System Ops: Geisha Williams to be the First Female CEO at PG&E



While we may have to wait a little longer for a Woman to be President of the United States. I can take heart in the fact that the company I work for made an unprecedented move on November 14th and named Geisha Williams, a 55-year-old Cuban immigrant, as the first female, Hispanic CEO of a company PG&E’s size (23,000 employees). Williams then told employees at the announcement her personal story of immigrating to the United States from Cuba when she was 5, speaking no English. Now she will become the first woman CEO of PG&E, one of less than two dozen female Fortune 500 CEOs and believed to be the country’s first-ever Latina CEO of a Fortune 200 company.

“I have to tell you I could never in a million years have imagined this,” she said. “Can you imagine my 5-year-old self, thinking that someday she could be a CEO? And not just any CEO but the CEO of this magnificent company — PG&E, oh my gosh — this amazingly, forward-thinking, progressive and influential company.”

She described herself as being “incredibly honored, incredibly moved” to become the new CEO.

Geisha then outlined her priorities during what she said will be some of the most exciting times in the energy industry’s history. She spoke of PG&E’s leadership on safety, reliability, affordability and clean energy.

Geisha spoke of continuing to improve safety and modernizing our energy infrastructure. She emphasized PG&E’s push toward continuous improvement, both in operations and in processes. And she added that PG&E must do what it takes to be competitive in a changing business landscape.

After remarks from company leaders, employees asked a number of questions. Among them was a question on the impact of the recent presidential election.

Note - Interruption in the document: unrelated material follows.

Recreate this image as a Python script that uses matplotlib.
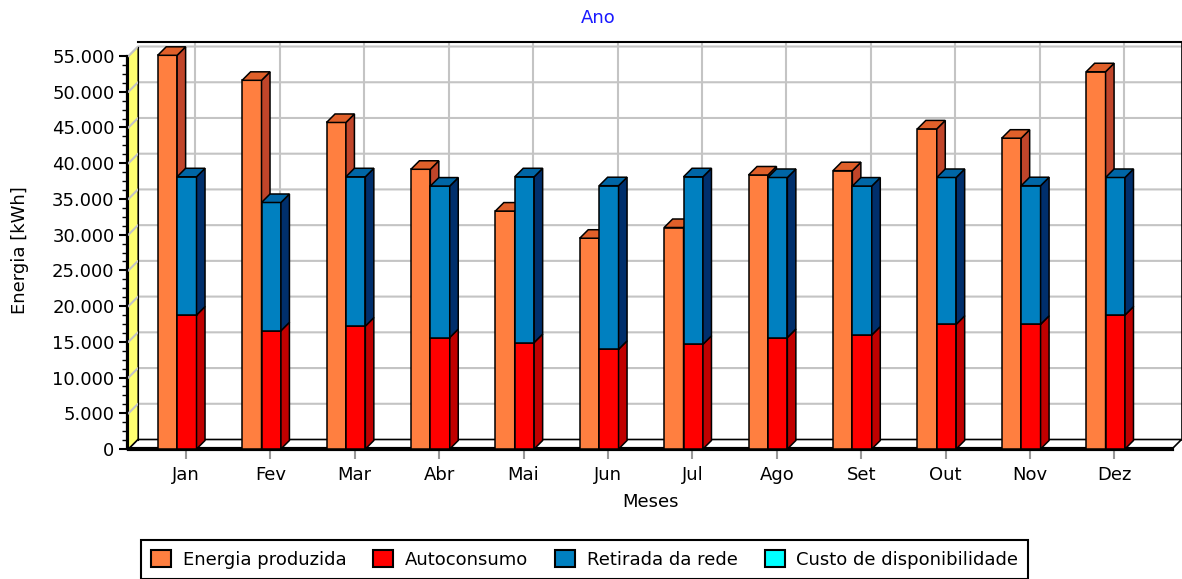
import numpy as np
import matplotlib.pyplot as plt
from matplotlib.patches import Polygon, Patch
from matplotlib.ticker import FixedLocator, FuncFormatter

plt.rcParams['font.family'] = ['DejaVu Sans']
plt.rcParams['font.size'] = 13

# dados (kWh)
meses = ['Jan', 'Fev', 'Mar', 'Abr', 'Mai', 'Jun', 'Jul', 'Ago', 'Set', 'Out', 'Nov', 'Dez']
energia_produzida = [55100, 51600, 45700, 39150, 33300, 29500, 31000, 38350, 38950, 44800, 43500, 52800]
autoconsumo = [18750, 16550, 17200, 15600, 14900, 13950, 14650, 15600, 15950, 17450, 17450, 18750]
retirada_rede = [19350, 17950, 20900, 21200, 23200, 22900, 23450, 22400, 20850, 20550, 19400, 19250]
custo_disponibilidade = [0] * 12

legenda = ['Energia produzida', 'Autoconsumo', 'Retirada da rede', 'Custo de disponibilidade']

# cores (frente, lateral, topo)
c_orange = ('#FF7F40', '#C0452A', '#E0602A')
c_red = ('#FF0000', '#C00000', '#E00000')
c_blue = ('#0080C0', '#002F6C', '#0066A6')
c_cyan = '#00FFFF'
c_wall = '#FFFF70'
c_grid = '#C4C4C4'

W, H = 1182, 579
fig = plt.figure(figsize=(W / 100, H / 100), dpi=100)
ax = fig.add_axes([128.5 / W, (H - 449) / H, (1172 - 128.5) / W, (449 - 41.5) / H])
x0, x1 = -0.681, 11.682
ytop = 57033
ymax = 55000
ax.set_xlim(x0, x1)
ax.set_ylim(0, ytop)

# profundidade "3D" em unidades de dados
DX = 9.5 / 84.4
DY = 9.5 / 7.145 * 1000
BX = 8.5 / 84.4
BY = 8.5 / 7.145 * 1000

# parede de fundo
ax.add_patch(Polygon([(x0 + DX, DY), (x1 + DX, DY), (x1 + DX, ytop), (x0 + DX, ytop)],
                     closed=True, facecolor='white', edgecolor='none', zorder=0.5, clip_on=False))
# parede lateral amarela
ax.add_patch(Polygon([(x0, 0), (x0 + DX, DY), (x0 + DX, ymax + DY), (x0, ymax)],
                     closed=True, facecolor=c_wall, edgecolor='black', lw=0.8, zorder=0.8, clip_on=False))
# chao
ax.add_patch(Polygon([(x0, 0), (x1, 0), (x1 + DX, DY), (x0 + DX, DY)],
                     closed=True, facecolor='white', edgecolor='black', lw=1.2, zorder=0.8, clip_on=False))

# grade
for v in range(5000, ymax + 1, 5000):
    ax.plot([x0, x0 + DX, x1 + DX], [v, v + DY, v + DY], color=c_grid, lw=1.5, zorder=1, clip_on=False)
for i in range(len(meses)):
    ax.plot([i + DX, i + DX], [DY, ytop], color=c_grid, lw=1.5, zorder=1, clip_on=False)

# moldura
ax.plot([x0 + DX, x1 + DX], [ytop, ytop], color='black', lw=1.5, zorder=1.2, clip_on=False)
ax.plot([x1 + DX, x1 + DX], [DY, ytop], color='black', lw=1.2, zorder=1.2, clip_on=False)
ax.plot([x0 + DX, x0 + DX], [DY, ymax + DY], color='black', lw=0.8, zorder=1.2, clip_on=False)


def bar3d(x, bottom, height, cores, z, top=True):
    w = 0.23
    ax.bar(x, height, width=w, bottom=bottom, align='edge', color=cores[0],
           edgecolor='black', lw=1.1, zorder=z)
    t = bottom + height
    ax.add_patch(Polygon([(x + w, bottom), (x + w + BX, bottom + BY), (x + w + BX, t + BY), (x + w, t)],
                         closed=True, facecolor=cores[1], edgecolor='black', lw=1.1, zorder=z))
    if top:
        ax.add_patch(Polygon([(x, t), (x + w, t), (x + w + BX, t + BY), (x + BX, t + BY)],
                             closed=True, facecolor=cores[2], edgecolor='black', lw=1.1, zorder=z))


for i in range(len(meses)):
    bar3d(i - 0.335, 0, energia_produzida[i], c_orange, 3)
    bar3d(i - 0.105, 0, autoconsumo[i], c_red, 4, top=False)
    bar3d(i - 0.105, autoconsumo[i], retirada_rede[i], c_blue, 4.5)

# eixos
for s in ['top', 'right']:
    ax.spines[s].set_visible(False)
ax.spines['left'].set_bounds(0, ymax)
ax.spines['left'].set_linewidth(1.6)
ax.spines['left'].set_position(('outward', 1))
ax.spines['left'].set_zorder(2)
ax.spines['bottom'].set_linewidth(3)
ax.spines['bottom'].set_zorder(2)
ax.set_facecolor('none')

ax.yaxis.set_major_locator(FixedLocator(np.arange(0, ymax + 1, 5000)))
ax.yaxis.set_minor_locator(FixedLocator(np.arange(0, ymax + 1, 1250)))
ax.yaxis.set_major_formatter(FuncFormatter(lambda v, p: f'{int(v):,}'.replace(',', '.')))
ax.tick_params(axis='y', which='major', length=6, width=1.5, pad=3, labelsize=13)
ax.tick_params(axis='y', which='minor', length=3.5, width=1)

ax.set_xticks(range(len(meses)))
ax.set_xticklabels(meses)
ax.tick_params(axis='x', length=7, width=1.5, color='#999999', pad=5, labelsize=13)
ax.set_xlabel('Meses', fontsize=13, labelpad=7)

fig.text(20 / W, 1 - 250 / H, 'Energia [kWh]', rotation=90, ha='center', va='center', fontsize=13)
fig.text(598 / W, 1 - 18 / H, 'Ano', color='#1a1aff', ha='center', va='center', fontsize=13)

# legenda
handles = [Patch(facecolor=c, edgecolor='black', linewidth=1.5, label=l)
           for c, l in zip([c_orange[0], c_red[0], c_blue[0], c_cyan], legenda)]
leg = fig.legend(handles=handles, loc='upper left', bbox_to_anchor=(141 / W, 1 - 540 / H),
                 ncol=4, frameon=True, fancybox=False, edgecolor='black', framealpha=1,
                 fontsize=13, handlelength=1.1, handleheight=1.1, handletextpad=0.65,
                 columnspacing=1.5, borderpad=0.55, borderaxespad=0)
leg.get_frame().set_linewidth(1.5)

fig.savefig('out.png', dpi=100)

Said Geisha: “I think it just underscores the importance of California and the importance of the work we do here, particularly on our clean energy policies. … There’s no question that there’s going to be a lot of unanswered questions and some consternation. But here, in California, I think we continue. We continue to lead, we continue to do the work we know matters and we continue to provide a great service to our customers. And hopefully we continue to provide an example for the rest of the country.”